The Oil Shock May Not Stop at the Pump
Why It Matters
Higher fertilizer costs can trigger food‑price inflation, affecting household budgets and potentially destabilizing economies beyond the traditional energy‑shock narrative.
Key Takeaways
- •Hormuz handles ~33% of global fertilizer shipments.
- •Nitrogen fertilizer costs rely 60‑80% on natural gas.
- •Mid‑March timing hits critical planting decisions.
- •Food inflation can be more socially destabilizing than energy.
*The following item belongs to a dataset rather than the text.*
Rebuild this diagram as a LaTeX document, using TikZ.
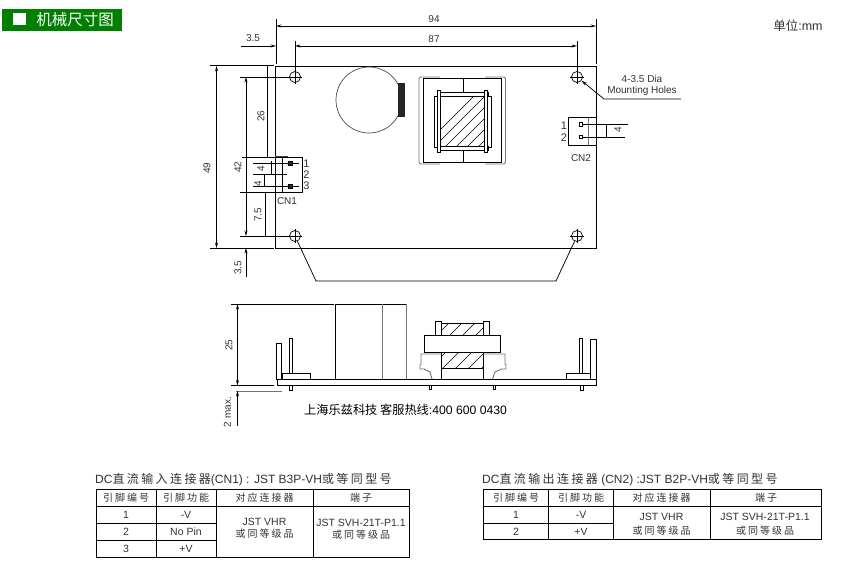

- •Markets price oil shock, not yet fertilizer impact.
Pulse Analysis
The recent surge in crude prices after reports of a possible blockage in the Strait of Hormuz has focused attention on gasoline and headline energy inflation. Yet the waterway is also a conduit for roughly one‑third of the world’s fertilizer trade, especially urea, whose production cost is dominated by natural‑gas inputs. When natural‑gas prices climb, nitrogen‑based fertilizers become markedly more expensive, turning a maritime disruption into a rapid cost increase for farm inputs. This hidden transmission channel means that an oil shock can quickly morph into a broader price shock for essential agricultural commodities.
The timing of the disruption is critical because it coincides with the planting window for many staple crops. Farmers facing higher fertilizer bills must decide whether to absorb the cost, reduce application rates, or delay sowing, all of which compress margins already squeezed by tariffs and weak commodity prices. In the United States, policymakers are already debating additional farm support, while emerging markets with tighter fiscal space may see sharper spikes in food prices. The immediate pressure on farm economics foreshadows a downstream rise in retail food costs.
From a macro perspective, the dual‑shock scenario expands inflationary pressure beyond the traditional energy basket. Higher diesel, processing and refrigeration costs amplify the impact of expensive fertilizers, creating a persistent upward bias in food price indices. Historically, such food‑price spikes have triggered social unrest, as seen during the Arab Spring. Investors therefore need to reassess risk models that treat oil volatility as an isolated phenomenon. Asset allocation strategies that incorporate exposure to agricultural commodities, supply‑chain resilience, and inflation‑linked securities may offer a hedge against a prolonged Hormuz‑driven inflationary environment.